What is a victory?
I wanted to share an article I wrote for Manifest-Station called Healing From Numbness. I wrote it after realizing how difficult it was to “feel” again after I had gone “numb” to cope with being sexually abused by a once-trust mentor.
Recently, I learned that the individual who had sexually abused me for months is still living his life, and still teaching, nonetheless. This shocked me. I guess I had thought that so many years had gone by, that his own shame had caused him to fade into oblivion.
But that was not the case. Not only is he still teaching, he is still working with young, trusting people, much like I was as a 15 year old girl.
In my article for Huffington Post, Why I Didn’t Testify Against the Man Who Abused Me Before My Coma, I wrote that it was enough to be living my own life – I didn’t need vengeance or a direct confrontation. Living my life as my victory.

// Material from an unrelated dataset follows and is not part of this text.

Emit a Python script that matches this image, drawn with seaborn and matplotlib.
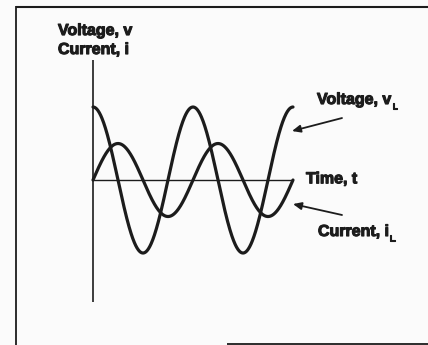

But if that man is still out there, and potentially still endangering the lives of others, then I’m not sure that true justice has been served.
This is a story to be continued – something I am still grappling with. In the meantime, I wanted to share my article, Healing from Numbness, for Manifest-Station. It is difficult healing from sexual abuse. But it is possible. In the meantime, we as survivors will forever be victorious, and nothing can diminish that.
OCTOBER 20, 2015 published in Manifest-Station
By Amy Oestreicher
“Healing” has meant different things to me at various points in my life. As a child, healing took forever when I skinned my knee running around outside. As a teen, healing also meant crying on the phone to a friend when the “guy of my dreams” was taken. But “healing” took a completely new meaning – on the inside and out – when my life and world as I knew it changed forever.